Case study
The Alliance for a Green Revolution in Africa (AGRA) is an organisation led and based in Africa. It works to put smallholder farmers at the centre of Africa’s growing economy by transforming agriculture from a solitary struggle to survive into a business that thrives. As most Africans work in agriculture, this is vital to ensure food security and drive equitable growth.
In 2017, AGRA introduced a five-year strategy with the aim of increasing the incomes and improving food security for 30 million farming households in 11 African countries by 2021. AGRA is well aware of the need for system-wide improvement in the performance of output markets for staple crops. So it is keen to restructure and align incentives along the staple foods supply chain and build the capacity of its players.
Aims of the project
AGRA commissioned Wellspring to distill learning from previous investments by donors in improving the performance of staple food markets. And to advise AGRA on business models and interventions it could adopt as part of its post-harvest and market access strategy.
What we did
In line with AGRA’s new strategy, Wellspring put forward an approach designed to transform African agricultural value chains into productive, efficient and sustainable supply chains by facilitating inclusive regional commodity markets.

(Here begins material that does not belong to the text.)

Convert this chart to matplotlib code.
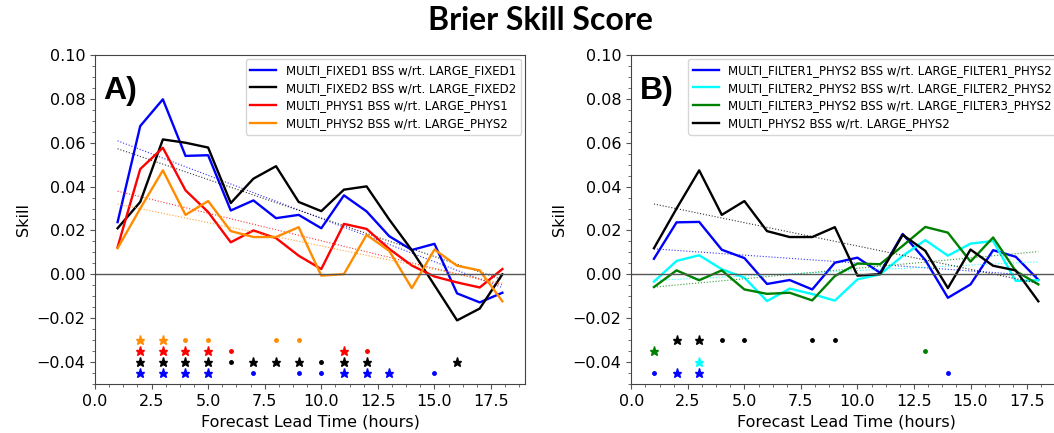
import numpy as np
import matplotlib
matplotlib.use('Agg')
import matplotlib.pyplot as plt
from matplotlib.ticker import AutoMinorLocator

# Brier skill score vs forecast lead time, two panels

hours = np.arange(1, 19)

# panel A series
fixed1 = [0.0238, 0.0676, 0.0798, 0.0540, 0.0543, 0.0291, 0.0337, 0.0256, 0.0271,
          0.0210, 0.0360, 0.0287, 0.0174, 0.0111, 0.0139, -0.0087, -0.0128, -0.0084]
fixed2 = [0.0210, 0.0330, 0.0615, 0.0600, 0.0578, 0.0325, 0.0436, 0.0493, 0.0330,
          0.0288, 0.0386, 0.0401, 0.0250, 0.0110, -0.0050, -0.0210, -0.0156, 0.0000]
phys1 = [0.0124, 0.0480, 0.0577, 0.0383, 0.0284, 0.0146, 0.0200, 0.0165, 0.0085,
         0.0024, 0.0230, 0.0207, 0.0116, 0.0040, -0.0010, -0.0037, -0.0060, 0.0024]
phys2 = [0.0119, 0.0300, 0.0474, 0.0271, 0.0334, 0.0197, 0.0170, 0.0170, 0.0215,
         -0.0006, 0.0001, 0.0180, 0.0107, -0.0063, 0.0113, 0.0039, 0.0018, -0.0123]

# panel B series
filter1 = [0.0071, 0.0237, 0.0239, 0.0112, 0.0074, -0.0044, -0.0026, -0.0069, 0.0053,
           0.0076, 0.0007, 0.0184, 0.0065, -0.0107, -0.0046, 0.0110, 0.0080, -0.0025]
filter2 = [-0.0033, 0.0061, 0.0087, 0.0023, -0.0015, -0.0122, -0.0065, -0.0090, -0.0120,
           -0.0023, 0.0000, 0.0084, 0.0156, 0.0085, 0.0140, 0.0152, -0.0030, -0.0027]
filter3 = [-0.0058, 0.0018, -0.0027, 0.0018, -0.0069, -0.0089, -0.0084, -0.0119, -0.0008,
           0.0049, 0.0046, 0.0130, 0.0216, 0.0190, 0.0058, 0.0168, 0.0015, -0.0046]

# significance markers: (row y, star hours, dot hours)
sig_a = {
    'darkorange': (-0.030, [2, 3], [4, 5, 8, 9]),
    'red': (-0.035, [2, 3, 4, 5, 11], [6, 12]),
    'black': (-0.040, [2, 3, 4, 5, 7, 8, 9, 11, 12, 16], [6, 10]),
    'blue': (-0.045, [2, 3, 4, 5, 11, 12, 13], [7, 9, 10, 15]),
}
sig_b = {
    'black': (-0.030, [2, 3], [4, 5, 8, 9]),
    'green': (-0.035, [1], [13]),
    'cyan': (-0.040, [3], []),
    'blue': (-0.045, [2, 3], [1, 14]),
}

labels_a = ['MULTI_FIXED1 BSS w/rt. LARGE_FIXED1',
            'MULTI_FIXED2 BSS w/rt. LARGE_FIXED2',
            'MULTI_PHYS1 BSS w/rt. LARGE_PHYS1',
            'MULTI_PHYS2 BSS w/rt. LARGE_PHYS2']
labels_b = ['MULTI_FILTER1_PHYS2 BSS w/rt. LARGE_FILTER1_PHYS2',
            'MULTI_FILTER2_PHYS2 BSS w/rt. LARGE_FILTER2_PHYS2',
            'MULTI_FILTER3_PHYS2 BSS w/rt. LARGE_FILTER3_PHYS2',
            'MULTI_PHYS2 BSS w/rt. LARGE_PHYS2']
colors_a = ['blue', 'black', 'red', 'darkorange']
colors_b = ['blue', 'cyan', 'green', 'black']


def draw_panel(ax, series, labels, colors, sig, tag):
    for y, lab, c in zip(series, labels, colors):
        ax.plot(hours, y, color=c, lw=1.7, label=lab)
        # linear trend
        p = np.polyfit(hours, y, 1)
        ax.plot(hours, np.polyval(p, hours), color=c, lw=0.8, ls=':', alpha=0.8)
    ax.axhline(0, color='#555555', lw=1.0)
    for c, (row, stars, dots) in sig.items():
        ax.plot(stars, [row] * len(stars), '*', color=c, ms=6.5, ls='none')
        ax.plot(dots, [row] * len(dots), '.', color=c, ms=5, ls='none')
    ax.set_xlim(0, 19)
    ax.set_ylim(-0.05, 0.10)
    ax.set_xticks(np.arange(0, 18, 2.5))
    ax.set_yticks(np.arange(-0.04, 0.101, 0.02))
    ax.xaxis.set_minor_locator(AutoMinorLocator(4))
    ax.yaxis.set_minor_locator(AutoMinorLocator(4))
    ax.tick_params(labelsize=11.5, color='#555555')
    ax.tick_params(which='minor', color='#555555')
    for s in ax.spines.values():
        s.set_color('#444444')
    ax.set_xlabel('Forecast Lead Time (hours)', fontsize=11.5)
    ax.set_ylabel('Skill', fontsize=11.5)
    ax.legend(loc='upper right', fontsize=8.5, handlelength=2.2, labelspacing=0.4,
              borderaxespad=0.35)
    ax.text(0.02, 0.935, tag, transform=ax.transAxes, fontsize=23, fontweight='bold',
            family='Liberation Sans', va='top', ha='left')


fig = plt.figure(figsize=(10.54, 4.33), dpi=100)
ax1 = fig.add_axes([0.0901, 0.1132, 0.408, 0.7598])
ax2 = fig.add_axes([0.599, 0.1132, 0.4076, 0.7598])

draw_panel(ax1, [fixed1, fixed2, phys1, phys2], labels_a, colors_a, sig_a, 'A)')
draw_panel(ax2, [filter1, filter2, filter3, phys2], labels_b, colors_b, sig_b, 'B)')

fig.text(0.513, 0.952, 'Brier Skill Score', ha='center', va='center',
         fontsize=23, fontweight='bold', family='Lato')

fig.savefig('out.png', dpi=100)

We applied a markets systems development approach to analysing the grains subsectors (such as maize, wheat, sorghum and millet) at the heart of the food systems of many African countries. Grains tend to be seen as food (subsistence) crops rather than cash crops, yet they contribute substantially to GDP in many African regions. We identified the main challenges to be addressed in the food grains value chains and made recommendations for how AGRA can best support their transformation.
Insights and recommendations
We recommended that AGRA should look beyond small-scale farmers.It should also engage with large emerging medium-sized farms and traders, the agents and brokers, and large-scale traders, the processors and exporters who can act as anchor buyers to drive change. These companies canadopt improved production technologies and good agricultural practices. Their production and output marketing systems can also be integrated into that of the smallholder farmers, thus having a greater and more sustainable impact on production systems.
Using a ‘demand-pull’ approach that creates sustainable opportunities for farmers, AGRA can leverage these large anchor buyers to ease access to finance by SMEs and producer organisations.
We recommend that AGRA supports the development of structured trading systems between buyers and farmers in grain markets. It can do this by promoting the benefits of such systems and encouraging major companies – both trading and offtaking companies – to take part. We recommend providing technical assistance to market actors that occupy strategic positions in the target agricultural value chains and are willing to work with smallholder farmers and small and medium-sized enterprises in new ways.
We recommend that AGRA takes a holistic system-wide approach to improving the performance of output markets in staple crops. This is impacted by many actors and factors from anchor buyers and the general pull of the market to support industries, interconnected markets, agricultural trade policies and internal government capacity.
Recognising the importance of political commitment to agricultural systems change, we recommend fostering close, continual and long-term engagement with governments. And that it builds a small, highly skilled team to promote predictability of government interventions in grain markets.